2. The method of claim 1, wherein stress-strain curve of the resilient medical device has a compressing path and an expanding path which meet at a point of convergence, the compressing path exhibiting a greater stress for a given strain than the expanding path, and wherein the medical device exhibits only a single path at strains greater than the convergence point; such that the initial amount is a point on the compressing path of the hysteresis loop and has a stress greater than the reduced amount, and the reduced amount is a point on the expanding path of the hysteresis loop.

3. The method of claim 1, wherein the stress of the medical device at the reduced amount is half or less than the initial amount of stress.

4. The method of claim 1, wherein the medical device is a self-expanding stent.

5. The method of claim 1, wherein the medical device is a vascular filter.

6. The method of claim 1, wherein the medical device is formed of nitinol.

7. The method of claim 1, wherein the resilient medical device is a vascular graft.

8. The method claim 4, wherein the catheter delivery system has a reduced outer profile diameter, to support the reduced amount of stress in the medical device.

9. The method of claim 1, wherein the catheter delivery system further comprises an outer tubular member having a thinner wall thickness to support the reduced amount of stress than for a corresponding greater stress at an equivalent strain on the compressing path of the hysteresis loop.

10. The method of claim 1, wherein the initial amount of stress in the resilient medical device corresponds to the elastic limit of the medical device material.

11. The method of claim 2, wherein the point of convergence is the elastic limit of the medical device material.

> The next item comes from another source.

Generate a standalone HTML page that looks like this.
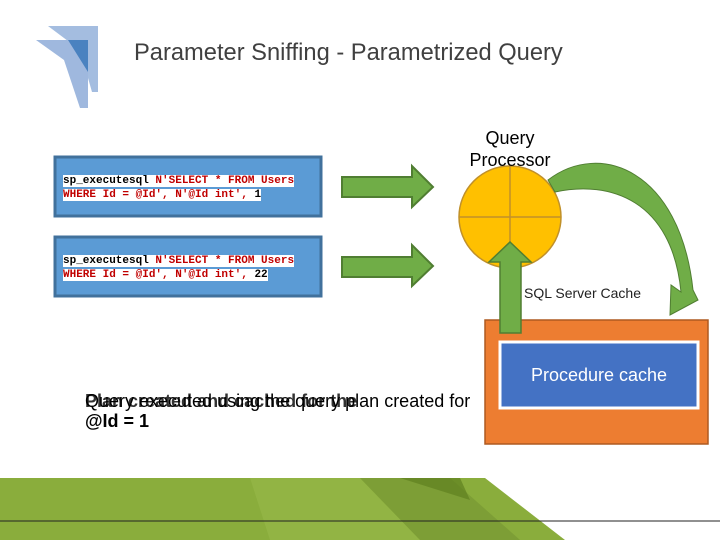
<!DOCTYPE html>
<html><head><meta charset="utf-8"><style>
body{margin:0;width:720px;height:540px;position:relative;background:#fff;overflow:hidden;font-family:"Liberation Sans",sans-serif}
.t{position:absolute;white-space:nowrap}
.code{position:absolute;font-family:"Liberation Mono",monospace;font-size:11px;line-height:14px;font-weight:bold;color:#c00000}
.code span{background:#fff}
.k{color:#000}
</style></head><body>
<svg width="720" height="540" style="position:absolute;left:0;top:0">
<polygon points="48,26 98,26 98,92 92,92 80,50" fill="#a4bde0"/>
<polygon points="36,40 88,40 88,108 80,108 64,60" fill="#9fb8de"/>
<polygon points="68,40 88,40 88,72" fill="#4a82c0"/>
<rect x="55" y="157" width="266" height="59" fill="#5b9bd5" stroke="#41719c" stroke-width="3"/>
<rect x="55" y="237" width="266" height="59" fill="#5b9bd5" stroke="#41719c" stroke-width="3"/>
<polygon points="342,177 412,177 412,166 433,187 412,207 412,197 342,197" fill="#70ad47" stroke="#507e32" stroke-width="2"/>
<polygon points="342,257 412,257 412,245 433,266 412,286 412,277 342,277" fill="#70ad47" stroke="#507e32" stroke-width="2"/>
<circle cx="510" cy="217" r="51" fill="#ffc000" stroke="#c0902a" stroke-width="1.5"/>
<line x1="459" y1="217" x2="561" y2="217" stroke="#c0902a" stroke-width="1.5"/>
<line x1="510" y1="166" x2="510" y2="268" stroke="#c0902a" stroke-width="1.5"/>
<rect x="485" y="320" width="223" height="124" fill="#ed7d31" stroke="#ae5a21" stroke-width="1.5"/>
<rect x="500" y="342" width="198" height="66" fill="#4472c4" stroke="#fff" stroke-width="3"/>
<polygon points="500,333 500,262 489,262 510,242 531,262 521,262 521,333" fill="#70ad47" stroke="#507e32" stroke-width="1.5"/>
<path d="M548,180 C600,140 680,170 693,290 L698,300 L670,315 L671,285 L681,292 C672,200 610,180 555,192 Z" fill="#70ad47" stroke="#507e32" stroke-width="1"/>
<polygon points="0,478 485,478 565,540 0,540" fill="#8aad3c"/>
<polygon points="250,478 360,478 420,540 270,540" fill="#97b94a" opacity="0.6"/>
<polygon points="360,478 450,478 520,540 420,540" fill="#6f9030" opacity="0.5"/>
<polygon points="400,478 460,478 470,500" fill="#5f8020" opacity="0.7"/>
<line x1="0" y1="521" x2="720" y2="521" stroke="#222" stroke-width="1"/>
</svg>
<div class="t" style="left:134px;top:40px;font-size:23.7px;color:#404040">Parameter Sniffing - Parametrized Query</div>
<div class="t" style="left:462px;top:127px;width:96px;text-align:center;font-size:18px;line-height:22px;color:#000">Query<br>Processor</div>
<div class="t" style="left:524px;top:285px;font-size:14px;color:#222">SQL Server Cache</div>
<div class="t" style="left:500px;top:365px;width:198px;text-align:center;font-size:18px;color:#fff">Procedure cache</div>
<div class="code" style="left:63px;top:174px"><span><span class="k">sp_executesql </span>N'SELECT * FROM Users</span><br><span>WHERE Id = @Id', N'@Id int', <span class="k">1</span></span></div>
<div class="code" style="left:63px;top:254px"><span><span class="k">sp_executesql </span>N'SELECT * FROM Users</span><br><span>WHERE Id = @Id', N'@Id int', <span class="k">22</span></span></div>
<div class="t" style="left:85px;top:391px;font-size:18px;color:#000">Query executed using the query plan created for</div>
<div class="t" style="left:85px;top:391px;font-size:18px;color:#000;font-weight:bold;opacity:.8">Plan created and cached for the</div>
<div class="t" style="left:85px;top:411px;font-size:18px;font-weight:bold;color:#000">@Id = 1</div>
</body></html>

12. The method of claim 2, wherein the strain of the medical device is equal at the initial and reduced amounts of stress.

13. A catheter delivery system and a resilient medical device for treating a patient, comprising:

a resilient medical device having the property of a stress-strain curve including a hysteresis loop;

a catheter delivery system having a proximal and distal end, and including an outer tubular member;

wherein the medical device is enclosed within and constrained by a portion of the outer tubular member;

wherein the stress-strain curve of the medical device follows a compressing path of relatively greater stress than an expanding path of relatively lesser stress; wherein the compressing and expanding paths meet at an elastic limit;

such that the medical device when constrained to a pre-delivery strain by the outer tubular member in a pre-delivery configuration has a stress amount corresponding to a point on the expanding path of relatively less stress.

14. The delivery system and medical device of claim 13, wherein the stress of the medical device at the reduced amount is half or less than the initial amount of stress.

15. The method of claim 1, wherein the medical device is a self-expanding stent.

16. The method of claim 1, wherein the medical device is a vascular filter.

17. The method of claim 1, wherein the medical device is formed of nitinol.

18. The delivery system and medical device of claim 13, wherein the medical device follows the expanding path upon delivery and release from the catheter delivery system, at least a portion of the expanding path having a steep slope, such that the medical device recovers substantially all of its resilient strength.

19. The delivery system and medical device of claim 13, wherein the combined delivery system and medical device has greater flexibility, resulting from the reduced stress in the medical device.

20. The delivery system and medical device of claim 13, wherein the combined delivery system and medical device has greater trackability, resulting from the reduced stress in the medical device.